• [EXERCISE]:
Return the lines below exactly, from the first line to the line that contains "plot_w, plot_h = 324.5, 269.5". Leave out pictures.

-- Begin DATA SECTION --

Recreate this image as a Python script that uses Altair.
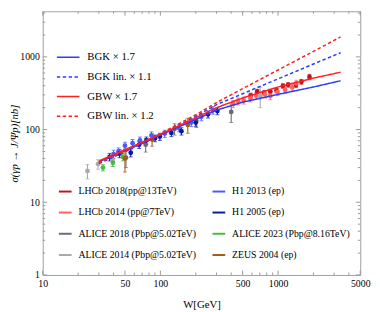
import altair as alt
import pandas as pd

# ---------------- axes ----------------
x_domain = [10, 5000]
y_domain = [1, 4240]
plot_w, plot_h = 324.5, 269.5

x_labels = [10, 50, 100, 500, 1000, 5000]
x_minor = [20, 30, 40, 60, 70, 80, 90, 200, 300, 400, 600, 700, 800, 900,
           2000, 3000, 4000]
y_labels = [1, 10, 100, 1000]
y_minor = [2, 3, 4, 5, 6, 7, 8, 9, 20, 30, 40, 50, 60, 70, 80, 90,
           200, 300, 400, 500, 600, 700, 800, 900, 2000, 3000, 4000]

# ---------------- model curves ----------------
curve_W = [30, 50, 100, 200, 300, 500, 1000, 2000, 3400]
bgk = [36, 51, 84, 138, 185, 238, 305, 385, 469]
bgk_lin = [34, 49.5, 85, 152, 220, 311, 498, 797, 1140]
gbw = [37, 53, 86, 145, 200, 272, 385, 510, 615]
gbw_lin = [35, 51, 88, 160, 235, 365, 660, 1190, 1880]
model_names = ["BGK × 1.7", "BGK lin. × 1.1", "GBW × 1.7", "GBW lin. × 1.2"]
model_values = [bgk, bgk_lin, gbw, gbw_lin]
model_colors = ["#2a3cff", "#2a3cff", "#ff2020", "#ff2020"]
model_dash = [[1, 0], [3.5, 2.5], [1, 0], [3.5, 2.5]]

# ---------------- data sets ----------------
lhcb18_W = [585, 665, 760, 860, 970, 1100, 1220, 1420, 1580, 1850]
lhcb18_s = [295, 334, 320, 335, 345, 398, 412, 410, 455, 530]
lhcb18_e = [22, 24, 22, 24, 25, 28, 30, 30, 35, 45]

lhcb14_W = [415, 458, 512, 583, 654, 775, 860, 990, 1150, 1320, 1430]
lhcb14_s = [225, 245, 252, 270, 292, 304, 290, 330, 350, 380, 432]
lhcb14_e = [25, 27, 28, 30, 32, 33, 32, 36, 38, 42, 45]

h1_13_W = [40, 44, 50, 58, 67, 84, 109, 144, 183, 223, 280]
h1_13_s = [46, 50, 60, 65, 71, 83, 88, 105, 125, 150, 185]
h1_13_e = [6, 6, 7, 8, 8, 10, 10, 12, 15, 18, 22]

h1_05_W = [37, 45, 56, 66, 76, 90, 99, 124, 151, 200, 254, 305]
h1_05_s = [42, 47, 48, 62, 71, 76, 80, 90, 95, 125, 162, 180]
h1_05_e = [5, 6, 6, 7, 8, 8, 9, 10, 11, 14, 18, 20]

alice18_W = [51, 75, 132, 202, 400]
alice18_s = [41, 62, 102, 132, 175]
alice18_e = [11, 13, 18, 25, 50]

alice23_W = [32.5, 39.5, 48]
alice23_s = [30, 35, 42]
alice23_e = [3, 4, 5]

alice14_W = [24, 29.5, 39, 706]
alice14_s = [27, 33.5, 38, 290]
alice14_e = [6, 5, 7, 90]

zeus_W = [50, 85, 171]
zeus_s = [40, 73, 116]
zeus_e = [14, 14, 27]

# legend is filled column by column
data_names = ["LHCb 2018(pp@13TeV)", "LHCb 2014 (pp@7TeV)",
              "ALICE 2018 (Pbp@5.02TeV)", "ALICE 2014 (Pbp@5.02TeV)",
              "H1 2013 (ep)", "H1 2005 (ep)",
              "ALICE 2023 (Pbp@8.16TeV)", "ZEUS 2004 (ep)"]
data_colors = ["#c0151f", "#ff6262", "#6a6a6a", "#aaaaaa",
               "#4a5aff", "#0a18a0", "#44bb44", "#a85a14"]
data_sets = [(lhcb18_W, lhcb18_s, lhcb18_e), (lhcb14_W, lhcb14_s, lhcb14_e),
             (alice18_W, alice18_s, alice18_e), (alice14_W, alice14_s, alice14_e),
             (h1_13_W, h1_13_s, h1_13_e), (h1_05_W, h1_05_s, h1_05_e),
             (alice23_W, alice23_s, alice23_e), (zeus_W, zeus_s, zeus_e)]

# ---------------- tables ----------------
curve_rows = []
for name, vals in zip(model_names, model_values):
    for w, v in zip(curve_W, vals):
        curve_rows.append({"model": name, "W": w, "sigma": v})
curves_df = pd.DataFrame(curve_rows)

pt_rows = []
for name, (ws, ss, es) in zip(data_names, data_sets):
    for w, s, e in zip(ws, ss, es):
        pt_rows.append({"dataset": name, "W": w, "sigma": s,
                        "lo": s - e, "hi": s + e})
pts_df = pd.DataFrame(pt_rows)
caps_df = pd.concat([
    pts_df.assign(yc=pts_df["lo"]),
    pts_df.assign(yc=pts_df["hi"]),
])

font = "Liberation Serif"
tick_color = "#9a9a9a"
xs = alt.Scale(type="log", domain=x_domain, nice=False)
ys = alt.Scale(type="log", domain=y_domain, nice=False)
color_scale = alt.Scale(domain=data_names, range=data_colors)

x_axis = alt.Axis(
    values=x_labels, format="d", ticks=False, domain=False, grid=False,
    labelFont=font, labelFontSize=10, labelColor="black", labelPadding=3.5,
    labelFlush=False, title="W[GeV]", titleFont=font, titleFontSize=11,
    titleFontWeight="normal", titleColor="black", titleY=30,
    titleBaseline="middle")
y_axis = alt.Axis(
    values=y_labels, format="d", ticks=False, domain=False, grid=False,
    labelFont=font, labelFontSize=10, labelColor="black", labelPadding=3.5,
    labelFlush=False, title="σ(γp → J/Ψp)[nb]", titleFont=font,
    titleFontSize=11, titleFontStyle="italic", titleFontWeight="normal",
    titleColor="black", titleX=-29, titleBaseline="middle")


def xticks(vals, length):
    d = pd.DataFrame({"v": vals})
    base = alt.Chart(d).mark_rule(color=tick_color, strokeWidth=1)
    bottom = base.encode(x=alt.X("v:Q", scale=xs, axis=x_axis),
                         y=alt.value(plot_h), y2=alt.value(plot_h - length))
    top = base.encode(x=alt.X("v:Q", scale=xs, axis=x_axis),
                      y=alt.value(0), y2=alt.value(length))
    return [bottom, top]


def yticks(vals, length):
    d = pd.DataFrame({"v": vals})
    base = alt.Chart(d).mark_rule(color=tick_color, strokeWidth=1)
    left = base.encode(y=alt.Y("v:Q", scale=ys, axis=y_axis),
                       x=alt.value(0), x2=alt.value(length))
    right = base.encode(y=alt.Y("v:Q", scale=ys, axis=y_axis),
                        x=alt.value(plot_w), x2=alt.value(plot_w - length))
    return [left, right]


tick_layers = (xticks(x_labels, 4.5) + xticks(x_minor, 2.5)
               + yticks(y_labels, 4.5) + yticks(y_minor, 2.5))

data_legend = alt.Legend(
    orient="none", legendX=15.5, legendY=176.5, title=None, columns=2,
    columnPadding=12, rowPadding=8.7, symbolType="stroke", symbolSize=169,
    symbolStrokeWidth=2, labelOffset=6, padding=0,
    labelFont=font, labelFontSize=10, labelColor="black")

err = alt.Chart(pts_df).mark_rule(strokeWidth=1.1).encode(
    x=alt.X("W:Q", scale=xs, axis=x_axis),
    y=alt.Y("lo:Q", scale=ys, axis=y_axis),
    y2="hi:Q",
    color=alt.Color("dataset:N", scale=color_scale, legend=data_legend),
)
caps = alt.Chart(caps_df).mark_tick(orient="horizontal", size=4, thickness=1).encode(
    x=alt.X("W:Q", scale=xs, axis=x_axis),
    y=alt.Y("yc:Q", scale=ys, axis=y_axis),
    color=alt.Color("dataset:N", scale=color_scale, legend=None),
)
pts = alt.Chart(pts_df).mark_circle(size=24, opacity=1).encode(
    x=alt.X("W:Q", scale=xs, axis=x_axis),
    y=alt.Y("sigma:Q", scale=ys, axis=y_axis),
    color=alt.Color("dataset:N", scale=color_scale, legend=None),
)

model_legend = dict(
    orient="none", legendX=19.5, legendY=40.5, title=None,
    symbolType="M-2.1,0H2.1", symbolSize=121, symbolStrokeWidth=1.6,
    labelOffset=13, rowPadding=8.1, padding=0, direction="vertical",
    labelFont=font, labelFontSize=11, labelColor="black")

curves = alt.Chart(curves_df).mark_line(strokeWidth=1.5).encode(
    x=alt.X("W:Q", scale=xs, axis=x_axis),
    y=alt.Y("sigma:Q", scale=ys, axis=y_axis),
    stroke=alt.Stroke("model:N", scale=alt.Scale(domain=model_names, range=model_colors),
                      legend=alt.Legend(**model_legend)),
    strokeDash=alt.StrokeDash("model:N", scale=alt.Scale(domain=model_names, range=model_dash),
                              legend=alt.Legend(**model_legend)),
)

chart = alt.layer(*tick_layers, err, caps, pts, curves).properties(
    width=plot_w, height=plot_h,
    padding={"left": 35.5, "top": 0, "right": 12, "bottom": 34},
    autosize=alt.AutoSizeParams(type="none"),
).configure_view(stroke="#a0a0a0", strokeWidth=1)

chart.save("out.html", embed_options={"renderer": "svg", "actions": False})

-- End DATA SECTION --

• [FULL OUTPUT]:
Recreate this image as a Python script that uses Altair.
import altair as alt
import pandas as pd

# ---------------- axes ----------------
x_domain = [10, 5000]
y_domain = [1, 4240]
plot_w, plot_h = 324.5, 269.5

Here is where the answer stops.